The Negev's large cities were targeted again by Palestinian rocket-firing crews Wednesday, as two Grads slammed into residential neighborhoods in Ashkelon, and one that hit Beersheba heavily damaged a classroom that was fortunately empty.
In Ashkelon, air-raid sirens rang out to warn residents of both attacks, bringing cars to a stop and sending the few residents who had ventured outdoors scrambling for cover. The thud of a rocket landing could be heard shortly after each siren.
One rocket landed at a busy intersection while a second slammed into a road. Two people were lightly wounded by shrapnel, police said.
By Wednesday evening, well over 60 rockets had been fired at the South from Gaza. Police sappers managed to recover 21 projectiles.
One rocket fell in Ashdod, three in Sderot, one in Kiryat Malachi, and 14 in the western Negev region. Nine rockets were fired at Ofakim and three at Netivot.
Police denied reports in the morning that rockets had slammed into Yavne, more than 50 kilometers north of Gaza, and its neighbor, Gedera.
Twenty people suffered shock throughout the South, police added.
The relatively low number of wounded in Ashkelon was largely due to the residents' compliance with Home Front Command instructions, Ashkelon Deputy Mayor Shlomi Cohen told The Jerusalem Post.
"It's proven that if people listen to the instructions, lives are saved. And the converse is true," he said.
"If caught outdoors, one should hit the ground. The lower one is, the better. Finding a wall in the opposite direction of the rocket source is also good," he added.
On Tuesday, an Ashkelon Municipality security department worker suffered shrapnel wounds when he wandered outside after a rocket attack. A second rocket which landed shortly afterwards caused the injuries, Cohen said, adding that residents should refrain from heading outdoors after a rocket attack.
Cohen said local residents were proving to be steadfast under fire, adding, "sometimes they are too cool, to the point of being careless."
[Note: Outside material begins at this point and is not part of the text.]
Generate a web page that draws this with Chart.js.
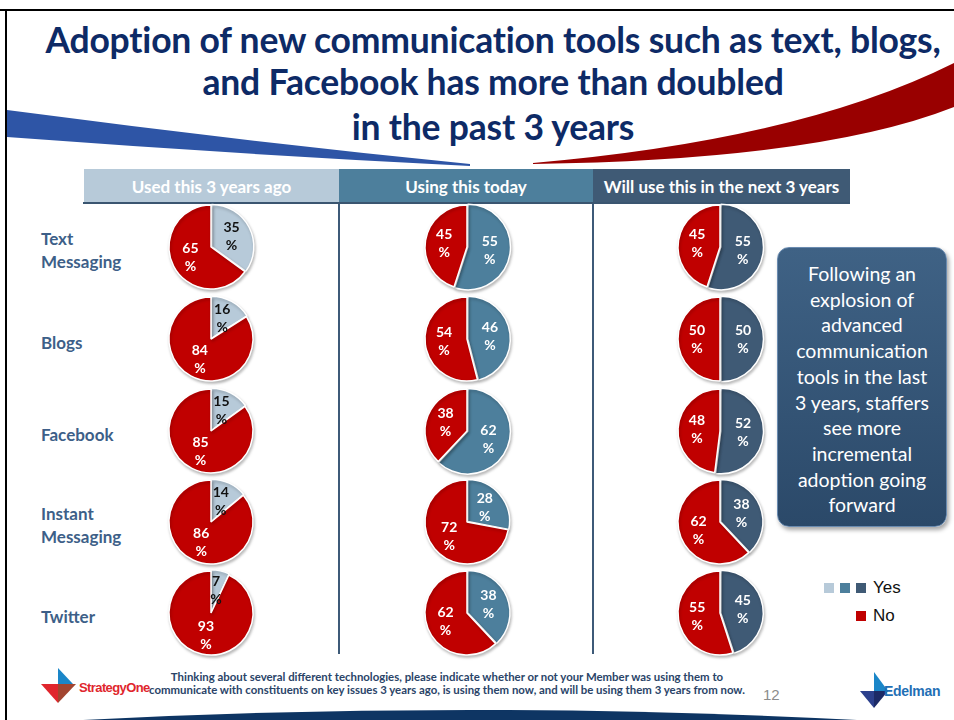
<!DOCTYPE html>
<html>
<head>
<meta charset="utf-8">
<script src="https://cdn.jsdelivr.net/npm/chart.js@4.4.0/dist/chart.umd.min.js"></script>
<style>
  body { margin: 0; background: #fff; }
  #slide { position: relative; width: 954px; height: 720px; overflow: hidden; background: #fff; font-family: Lato, "Open Sans", sans-serif; }
  .abs { position: absolute; }
  #title { left: 0; width: 986px; top: 19px; text-align: center; color: #0d2a66; font-weight: 700; font-size: 35.5px; line-height: 42px; letter-spacing: -0.2px; }
  .hdr { top: 169px; height: 33px; line-height: 35px; color: #fff; font-weight: 700; font-size: 17px; text-align: center; }
  .vline { width: 2px; background: #3d5a78; top: 204px; height: 450px; }
  .rowlab { left: 41px; color: #3d5f88; font-weight: 700; font-size: 17px; line-height: 23px; white-space: pre-line; transform: translateY(-50%); }
  .pie { width: 110px; height: 110px; }
  #callout { left: 777px; top: 247px; width: 170px; height: 280px; border-radius: 12px; background: linear-gradient(#3f6285, #2b4969); border: 1px solid #6a8bb0; box-shadow: 2px 3px 4px rgba(0,0,0,0.35); box-sizing: border-box; color: #fff; font-size: 19.5px; line-height: 25.7px; text-align: center; padding-top: 13px; }
  .lg { width: 10px; height: 10px; }
  .lgt { font-family: "Liberation Sans", Arial, sans-serif; font-size: 17px; color: #111; }
  #foot { left: 130px; width: 634px; top: 670px; text-align: center; color: #2a4468; font-weight: 700; font-size: 11.4px; line-height: 13px; }
</style>
</head>
<body>
<div id="slide">
  <svg class="abs" style="left:0;top:0" width="954" height="720">
    <line x1="0" y1="10" x2="954" y2="10" stroke="#000" stroke-width="2"/>
    <line x1="6" y1="10" x2="6" y2="720" stroke="#000" stroke-width="2"/>
    <path d="M7,110 Q241,141 470,164 L470,166 Q241,154.5 7,137 Z" fill="#2e55a6"/>
    <path d="M954,63 Q800,140 533,163 L533,164 Q820,160 954,107 Z" fill="#990000"/>
    <path d="M83,720 Q470,700 857,720 Z" fill="#0e3563"/>
    <!-- StrategyOne logo -->
    <polygon points="58,668 58,684 73,684" fill="#1a86c8"/>
    <polygon points="41,684 58,684 58,703" fill="#e0262d"/>
    <polygon points="58,684 76,684 58,703" fill="#a24530"/>
    <text x="79" y="692" font-family="Liberation Sans, Arial" font-weight="700" font-size="13" fill="#e0262d" letter-spacing="-0.6">StrategyOne</text>
    <!-- Edelman logo -->
    <polygon points="874,672 874,691 888,691" fill="#1a86c8"/>
    <polygon points="860,691 874,691 874,708" fill="#2b3f8c"/>
    <polygon points="874,691 888,691 874,708" fill="#1c2a66"/>
    <text x="884" y="696" font-family="Liberation Sans, Arial" font-weight="700" font-size="14" fill="#1f6fb5" letter-spacing="-0.3">Edelman</text>
    <text x="763" y="700" font-family="Liberation Sans, Arial" font-size="15" fill="#8c8c8c">12</text>
  </svg>

  <div id="title" class="abs">Adoption of new communication tools such as text, blogs,<br>and Facebook has more than doubled<br><span style="position:relative;top:3px">in the past 3 years</span></div>

  <div class="abs" style="left:83px;top:202px;width:767px;height:2px;background:#3a5570"></div>
  <div class="abs vline" style="left:338px"></div>
  <div class="abs vline" style="left:592px"></div>

  <div id="callout" class="abs">Following an<br>explosion of<br>advanced<br>communication<br>tools in the last<br>3 years, staffers<br>see more<br>incremental<br>adoption going<br>forward</div>

  <div class="abs lg" style="left:824px;top:583px;background:#b7cad9"></div>
  <div class="abs lg" style="left:840px;top:583px;background:#4d7f9c"></div>
  <div class="abs lg" style="left:856px;top:583px;background:#3f5a75"></div>
  <div class="abs lgt" style="left:873px;top:578px">Yes</div>
  <div class="abs lg" style="left:856px;top:611px;background:#c00000"></div>
  <div class="abs lgt" style="left:873px;top:606px">No</div>

  <div id="foot" class="abs">Thinking about several different technologies, please indicate whether or not your Member was using them to<br>communicate with constituents on key issues 3 years ago, is using them now, and will be using them 3 years from now.</div>
</div>

<script>
// data
const categories = ['Text\nMessaging', 'Blogs', 'Facebook', 'Instant\nMessaging', 'Twitter'];
const periods = ['Used this 3 years ago', 'Using this today', 'Will use this in the next 3 years'];
const yesAgo = [35, 16, 15, 14, 7];
const noAgo = [65, 84, 85, 86, 93];
const yesToday = [55, 46, 62, 28, 38];
const noToday = [45, 54, 38, 72, 62];
const yesFuture = [55, 50, 52, 38, 45];
const noFuture = [45, 50, 48, 62, 55];

const yesColors = ['#b7cad9', '#4d7f9c', '#3f5a75'];
const noColor = '#c00000';
const colX = [211, 467, 720];
const rowY = [247, 339, 431, 522, 613];
const hdrBounds = [[84, 339], [339, 593], [593, 850]];

const slide = document.getElementById('slide');

periods.forEach(function(p, i) {
    var d = document.createElement('div');
    d.className = 'abs hdr';
    d.style.left = hdrBounds[i][0] + 'px';
    d.style.width = (hdrBounds[i][1] - hdrBounds[i][0]) + 'px';
    d.style.background = yesColors[i];
    d.textContent = p;
    slide.appendChild(d);
});

categories.forEach(function(c, r) {
    var d = document.createElement('div');
    d.className = 'abs rowlab';
    d.style.top = (rowY[r] + 3) + 'px';
    d.textContent = c;
    slide.appendChild(d);
});

// soft shadow under the pies
const shadowPlugin = {
    id: 'pieShadow',
    beforeDatasetsDraw(chart) {
        const ctx = chart.ctx;
        ctx.save();
        ctx.shadowColor = 'rgba(0,0,0,0.25)';
        ctx.shadowBlur = 3;
        ctx.shadowOffsetX = 1;
        ctx.shadowOffsetY = 2;
    },
    afterDatasetsDraw(chart) {
        chart.ctx.restore();
    }
};

// value labels inside slices, "NN" over "%"
const labelPlugin = {
    id: 'sliceLabels',
    afterDraw(chart) {
        const ctx = chart.ctx;
        const meta = chart.getDatasetMeta(0);
        const vals = chart.data.datasets[0].data;
        const colors = chart.options.plugins.sliceLabels.colors;
        ctx.save();
        ctx.font = 'bold 14px Lato, sans-serif';
        ctx.textAlign = 'center';
        ctx.textBaseline = 'middle';
        meta.data.forEach(function(arc, i) {
            const p = arc.getProps(['x', 'y', 'startAngle', 'endAngle', 'outerRadius'], true);
            const mid = (p.startAngle + p.endAngle) / 2;
            const r = p.outerRadius * 0.55;
            const x = p.x + Math.cos(mid) * r;
            const y = p.y + Math.sin(mid) * r;
            ctx.fillStyle = colors[i];
            ctx.fillText(String(vals[i]), x, y - 9);
            ctx.fillText('%', x, y + 9);
        });
        ctx.restore();
    }
};

const yesSets = [yesAgo, yesToday, yesFuture];
const noSets = [noAgo, noToday, noFuture];

for (let c = 0; c < 3; c++) {
    for (let r = 0; r < categories.length; r++) {
        const cv = document.createElement('canvas');
        cv.className = 'abs pie';
        cv.width = 110;
        cv.height = 110;
        cv.style.left = (colX[c] - 55) + 'px';
        cv.style.top = (rowY[r] - 55) + 'px';
        slide.appendChild(cv);
        new Chart(cv.getContext('2d'), {
            type: 'pie',
            data: {
                labels: ['Yes', 'No'],
                datasets: [{
                    data: [yesSets[c][r], noSets[c][r]],
                    backgroundColor: [yesColors[c], noColor],
                    borderColor: '#ffffff',
                    borderWidth: 1.5,
                    offset: [3, 0]
                }]
            },
            options: {
                responsive: false,
                animation: false,
                radius: 42,
                layout: { padding: 0 },
                plugins: {
                    legend: { display: false },
                    tooltip: { enabled: false },
                    sliceLabels: { colors: [c === 0 ? '#111111' : '#ffffff', '#ffffff'] }
                }
            },
            plugins: [shadowPlugin, labelPlugin]
        });
    }
}
</script>
</body>
</html>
He said the municipality remained concerned about the tendency of people to congregate around rocket landing zones, adding that one countermeasure being taken by city officials was to repair the damage within minutes.
"Today, news crews were unable to find the hole in the sidewalk from the rocket because we repaired it minutes. This gives people nothing to look at so they go home. It also reduces psychological stress from the attacks," Cohen said.
In the event of an IDF ground invasion of Gaza, Cohen said Ashkelon was braced for an initial increase in rocket attacks, but added that he believed the number of projectiles fired at his city would then decrease noticeably.
"Ashkelon is their preferred target. Thanks to the air force operations, we're not dealing with a higher number of rockets," he said.
Two rockets had landed south of Ashkelon on Tuesday.
Ashkelon Mayor Benny Vaknin told the Post he was encouraging residents to remain there.
"I don't encourage an evacuation. So long as people listen to the safety instructions, they will be all right," he said.